Copy exactly, and only, the lines between the line holding "Clone this chart in Plotly." and the line holding "W, H = 819, 1315", inclusive; skip the pictures.
[BEGIN Working data]
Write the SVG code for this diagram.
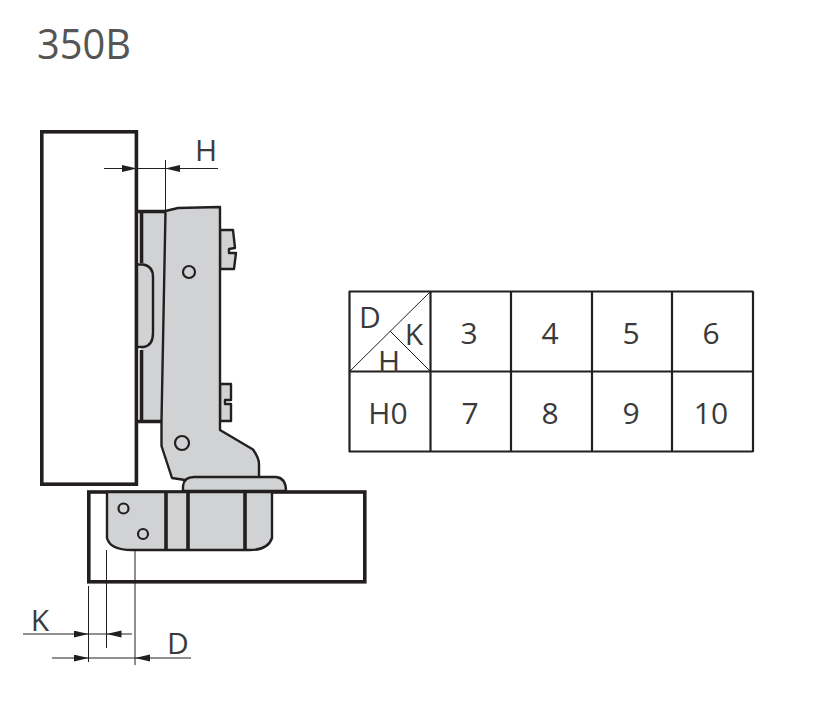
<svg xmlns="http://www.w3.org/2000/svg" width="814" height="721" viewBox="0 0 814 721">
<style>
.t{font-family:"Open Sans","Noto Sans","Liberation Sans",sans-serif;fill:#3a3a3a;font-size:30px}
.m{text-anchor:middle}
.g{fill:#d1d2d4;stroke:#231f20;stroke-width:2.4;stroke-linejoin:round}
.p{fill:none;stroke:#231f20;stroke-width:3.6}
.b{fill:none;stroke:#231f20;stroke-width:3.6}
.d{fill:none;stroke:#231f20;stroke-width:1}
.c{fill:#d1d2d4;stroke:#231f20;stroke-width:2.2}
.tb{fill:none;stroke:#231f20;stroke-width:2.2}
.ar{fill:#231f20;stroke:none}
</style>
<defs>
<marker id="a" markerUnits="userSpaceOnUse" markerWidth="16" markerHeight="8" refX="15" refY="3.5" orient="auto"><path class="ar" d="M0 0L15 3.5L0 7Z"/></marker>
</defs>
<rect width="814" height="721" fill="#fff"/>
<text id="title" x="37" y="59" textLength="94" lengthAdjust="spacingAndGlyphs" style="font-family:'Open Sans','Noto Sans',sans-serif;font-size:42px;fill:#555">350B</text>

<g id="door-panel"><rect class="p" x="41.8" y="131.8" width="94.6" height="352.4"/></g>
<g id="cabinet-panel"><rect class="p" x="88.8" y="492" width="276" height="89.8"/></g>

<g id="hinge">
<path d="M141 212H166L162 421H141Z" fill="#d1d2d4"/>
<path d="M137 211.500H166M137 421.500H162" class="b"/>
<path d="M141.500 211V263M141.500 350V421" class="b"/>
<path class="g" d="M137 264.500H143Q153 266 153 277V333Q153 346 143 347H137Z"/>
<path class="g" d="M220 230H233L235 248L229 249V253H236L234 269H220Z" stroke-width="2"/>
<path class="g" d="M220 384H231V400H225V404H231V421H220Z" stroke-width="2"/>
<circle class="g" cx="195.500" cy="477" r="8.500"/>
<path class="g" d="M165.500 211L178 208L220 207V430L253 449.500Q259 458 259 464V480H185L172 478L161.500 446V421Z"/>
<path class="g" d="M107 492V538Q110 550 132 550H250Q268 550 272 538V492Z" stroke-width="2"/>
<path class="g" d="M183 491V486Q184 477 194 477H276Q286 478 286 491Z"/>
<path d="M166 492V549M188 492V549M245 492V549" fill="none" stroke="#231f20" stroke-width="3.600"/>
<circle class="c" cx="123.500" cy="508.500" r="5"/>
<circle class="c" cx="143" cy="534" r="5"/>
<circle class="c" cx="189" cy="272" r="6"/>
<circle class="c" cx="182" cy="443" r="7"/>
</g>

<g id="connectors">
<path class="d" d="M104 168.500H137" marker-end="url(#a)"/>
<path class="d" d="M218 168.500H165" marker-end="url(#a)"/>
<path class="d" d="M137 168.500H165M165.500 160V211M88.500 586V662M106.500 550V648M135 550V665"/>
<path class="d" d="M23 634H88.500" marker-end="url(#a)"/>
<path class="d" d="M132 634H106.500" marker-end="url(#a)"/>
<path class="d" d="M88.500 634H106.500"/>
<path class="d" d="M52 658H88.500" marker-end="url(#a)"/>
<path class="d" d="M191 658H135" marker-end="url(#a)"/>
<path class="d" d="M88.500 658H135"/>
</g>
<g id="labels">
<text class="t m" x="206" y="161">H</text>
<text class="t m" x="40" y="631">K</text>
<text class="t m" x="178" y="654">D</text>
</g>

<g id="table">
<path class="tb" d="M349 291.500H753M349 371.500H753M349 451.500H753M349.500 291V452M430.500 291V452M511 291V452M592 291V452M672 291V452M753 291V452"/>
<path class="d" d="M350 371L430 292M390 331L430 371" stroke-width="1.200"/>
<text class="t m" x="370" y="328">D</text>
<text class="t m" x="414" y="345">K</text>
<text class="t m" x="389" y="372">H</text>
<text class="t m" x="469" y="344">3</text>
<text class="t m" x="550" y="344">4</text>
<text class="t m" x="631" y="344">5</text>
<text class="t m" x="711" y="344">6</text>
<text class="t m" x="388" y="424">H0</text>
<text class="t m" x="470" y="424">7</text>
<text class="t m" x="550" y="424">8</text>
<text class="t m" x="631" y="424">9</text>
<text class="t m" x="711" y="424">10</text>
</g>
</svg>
[END Working data]
[BEGIN Working data]
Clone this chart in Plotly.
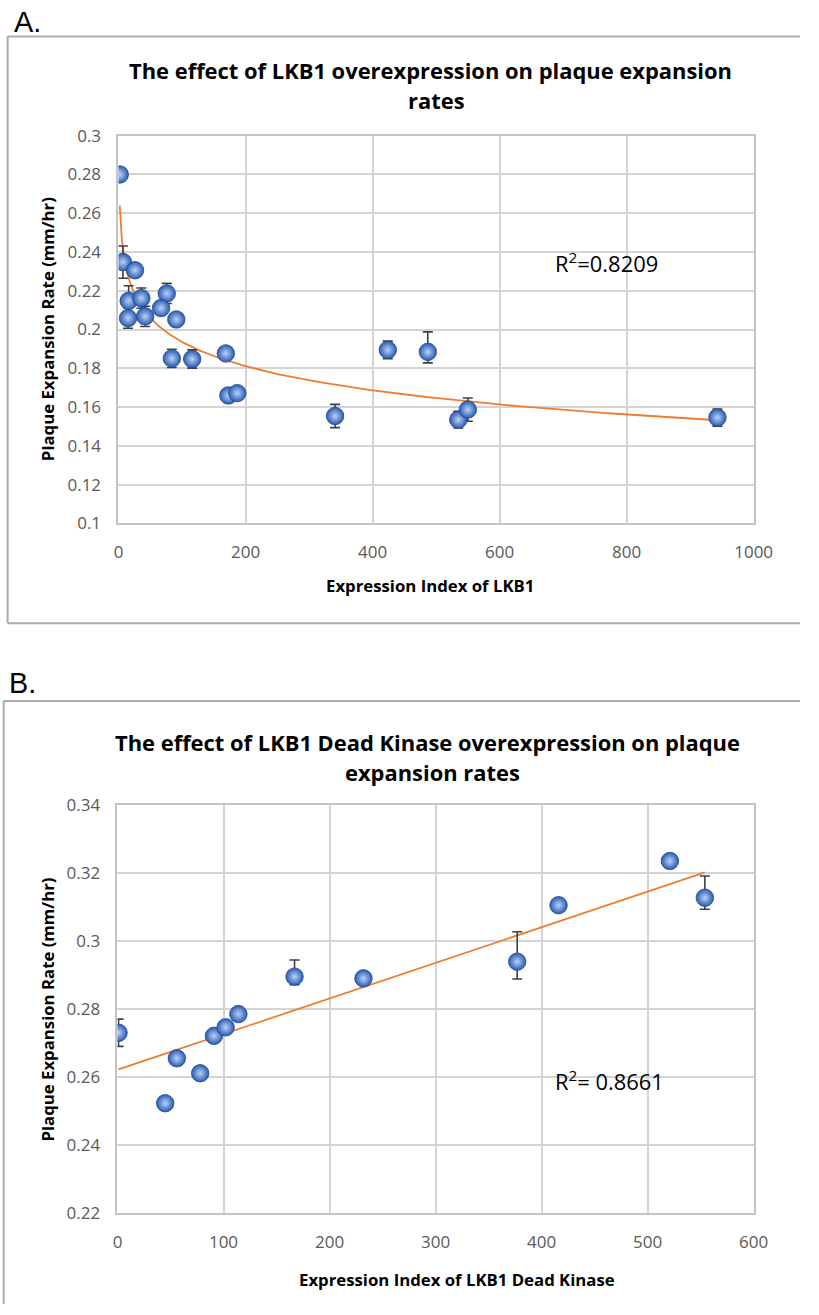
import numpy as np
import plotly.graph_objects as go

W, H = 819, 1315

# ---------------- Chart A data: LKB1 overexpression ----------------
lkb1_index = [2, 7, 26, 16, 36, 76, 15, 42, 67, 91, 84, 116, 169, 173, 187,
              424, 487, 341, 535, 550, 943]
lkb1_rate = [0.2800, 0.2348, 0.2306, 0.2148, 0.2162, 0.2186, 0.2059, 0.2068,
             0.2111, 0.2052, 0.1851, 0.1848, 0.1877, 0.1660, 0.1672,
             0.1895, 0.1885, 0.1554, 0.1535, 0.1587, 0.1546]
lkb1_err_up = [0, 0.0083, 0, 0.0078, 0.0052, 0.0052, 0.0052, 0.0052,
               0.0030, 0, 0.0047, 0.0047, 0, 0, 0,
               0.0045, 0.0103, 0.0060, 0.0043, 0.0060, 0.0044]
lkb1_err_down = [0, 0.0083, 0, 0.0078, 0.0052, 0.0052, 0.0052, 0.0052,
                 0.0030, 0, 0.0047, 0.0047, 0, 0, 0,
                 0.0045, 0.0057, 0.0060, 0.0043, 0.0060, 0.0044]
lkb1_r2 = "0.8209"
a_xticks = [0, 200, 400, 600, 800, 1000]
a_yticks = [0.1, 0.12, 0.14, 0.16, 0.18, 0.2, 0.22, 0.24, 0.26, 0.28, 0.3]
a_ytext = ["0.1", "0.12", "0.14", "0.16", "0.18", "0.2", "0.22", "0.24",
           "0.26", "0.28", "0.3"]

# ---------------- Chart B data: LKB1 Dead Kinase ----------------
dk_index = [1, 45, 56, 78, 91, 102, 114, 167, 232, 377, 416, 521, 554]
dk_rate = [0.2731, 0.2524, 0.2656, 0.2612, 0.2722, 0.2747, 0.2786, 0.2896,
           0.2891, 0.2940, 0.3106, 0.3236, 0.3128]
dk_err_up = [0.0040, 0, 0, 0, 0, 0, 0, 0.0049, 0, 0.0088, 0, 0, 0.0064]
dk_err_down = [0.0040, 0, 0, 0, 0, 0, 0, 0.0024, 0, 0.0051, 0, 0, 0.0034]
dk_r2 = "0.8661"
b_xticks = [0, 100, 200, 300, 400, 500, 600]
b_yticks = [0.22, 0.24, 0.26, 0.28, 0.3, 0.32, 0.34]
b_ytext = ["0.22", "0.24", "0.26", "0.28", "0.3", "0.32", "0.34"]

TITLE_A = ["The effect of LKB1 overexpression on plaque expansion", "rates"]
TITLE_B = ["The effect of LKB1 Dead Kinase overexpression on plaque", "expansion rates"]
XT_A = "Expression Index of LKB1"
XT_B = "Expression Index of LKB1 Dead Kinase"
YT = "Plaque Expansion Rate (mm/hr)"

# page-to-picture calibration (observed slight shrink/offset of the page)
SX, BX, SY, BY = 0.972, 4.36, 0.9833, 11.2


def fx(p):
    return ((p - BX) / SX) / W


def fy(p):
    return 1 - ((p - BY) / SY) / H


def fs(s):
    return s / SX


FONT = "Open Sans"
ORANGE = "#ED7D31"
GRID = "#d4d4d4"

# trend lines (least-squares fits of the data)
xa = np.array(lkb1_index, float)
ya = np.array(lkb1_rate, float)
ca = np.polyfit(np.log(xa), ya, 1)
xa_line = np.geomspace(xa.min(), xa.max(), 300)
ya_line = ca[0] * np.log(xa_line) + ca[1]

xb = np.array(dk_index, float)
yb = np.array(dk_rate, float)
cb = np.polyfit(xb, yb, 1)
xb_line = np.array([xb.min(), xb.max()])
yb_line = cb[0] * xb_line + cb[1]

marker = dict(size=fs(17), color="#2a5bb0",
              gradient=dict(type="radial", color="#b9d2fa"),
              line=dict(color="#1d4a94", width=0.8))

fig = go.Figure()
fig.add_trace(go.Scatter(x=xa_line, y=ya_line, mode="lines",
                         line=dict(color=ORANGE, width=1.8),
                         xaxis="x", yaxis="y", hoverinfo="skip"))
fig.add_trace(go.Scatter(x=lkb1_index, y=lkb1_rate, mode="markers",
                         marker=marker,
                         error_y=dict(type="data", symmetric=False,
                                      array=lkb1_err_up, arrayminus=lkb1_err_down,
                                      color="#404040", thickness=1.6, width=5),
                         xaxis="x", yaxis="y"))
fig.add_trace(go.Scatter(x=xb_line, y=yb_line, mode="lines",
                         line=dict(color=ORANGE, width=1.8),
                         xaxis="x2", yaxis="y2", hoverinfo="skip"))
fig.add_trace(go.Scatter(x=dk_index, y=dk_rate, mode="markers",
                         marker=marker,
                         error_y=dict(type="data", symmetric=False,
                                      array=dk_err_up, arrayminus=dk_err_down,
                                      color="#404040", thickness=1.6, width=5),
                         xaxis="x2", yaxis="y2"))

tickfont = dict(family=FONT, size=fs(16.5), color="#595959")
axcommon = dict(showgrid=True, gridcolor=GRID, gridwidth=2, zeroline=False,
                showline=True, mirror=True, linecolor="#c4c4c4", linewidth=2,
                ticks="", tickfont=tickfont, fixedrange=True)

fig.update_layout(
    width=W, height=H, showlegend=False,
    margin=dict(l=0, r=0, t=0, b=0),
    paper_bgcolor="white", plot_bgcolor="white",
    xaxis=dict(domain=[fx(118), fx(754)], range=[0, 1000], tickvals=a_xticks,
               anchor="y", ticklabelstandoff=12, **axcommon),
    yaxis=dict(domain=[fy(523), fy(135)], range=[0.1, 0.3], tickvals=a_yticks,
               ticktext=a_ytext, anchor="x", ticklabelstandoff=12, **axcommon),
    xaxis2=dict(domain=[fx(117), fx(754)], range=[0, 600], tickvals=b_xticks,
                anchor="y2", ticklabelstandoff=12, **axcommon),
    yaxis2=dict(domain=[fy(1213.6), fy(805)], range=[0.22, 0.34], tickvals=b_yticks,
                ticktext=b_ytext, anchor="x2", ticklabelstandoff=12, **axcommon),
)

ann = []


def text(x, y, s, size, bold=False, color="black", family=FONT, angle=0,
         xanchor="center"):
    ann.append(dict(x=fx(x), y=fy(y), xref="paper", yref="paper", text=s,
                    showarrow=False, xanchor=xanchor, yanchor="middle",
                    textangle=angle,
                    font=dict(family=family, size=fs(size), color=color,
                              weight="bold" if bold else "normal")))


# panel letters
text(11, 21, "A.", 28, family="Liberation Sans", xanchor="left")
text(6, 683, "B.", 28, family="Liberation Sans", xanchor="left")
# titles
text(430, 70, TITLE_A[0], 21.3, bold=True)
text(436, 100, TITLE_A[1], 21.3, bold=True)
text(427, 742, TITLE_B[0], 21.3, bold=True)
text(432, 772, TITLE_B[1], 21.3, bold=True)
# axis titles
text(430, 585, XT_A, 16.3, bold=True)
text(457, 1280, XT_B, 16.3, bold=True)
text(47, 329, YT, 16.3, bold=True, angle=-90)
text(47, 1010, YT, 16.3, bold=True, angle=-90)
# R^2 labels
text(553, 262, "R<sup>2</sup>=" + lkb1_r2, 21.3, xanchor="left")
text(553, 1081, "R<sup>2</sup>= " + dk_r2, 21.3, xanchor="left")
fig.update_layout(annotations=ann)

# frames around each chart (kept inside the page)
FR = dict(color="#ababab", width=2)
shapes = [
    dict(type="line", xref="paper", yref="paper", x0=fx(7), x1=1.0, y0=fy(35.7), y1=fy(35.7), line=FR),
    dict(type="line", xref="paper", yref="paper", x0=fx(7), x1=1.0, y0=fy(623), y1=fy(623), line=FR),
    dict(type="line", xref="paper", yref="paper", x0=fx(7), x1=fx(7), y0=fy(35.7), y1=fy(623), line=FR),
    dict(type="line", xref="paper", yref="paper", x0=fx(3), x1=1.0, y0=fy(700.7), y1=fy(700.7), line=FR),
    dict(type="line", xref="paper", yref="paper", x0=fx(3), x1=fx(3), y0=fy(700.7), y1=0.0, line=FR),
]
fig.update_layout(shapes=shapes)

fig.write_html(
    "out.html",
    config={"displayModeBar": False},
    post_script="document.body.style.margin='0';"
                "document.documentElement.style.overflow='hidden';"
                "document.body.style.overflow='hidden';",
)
[END Working data]
**Final result**
Clone this chart in Plotly.
import numpy as np
import plotly.graph_objects as go

W, H = 819, 1315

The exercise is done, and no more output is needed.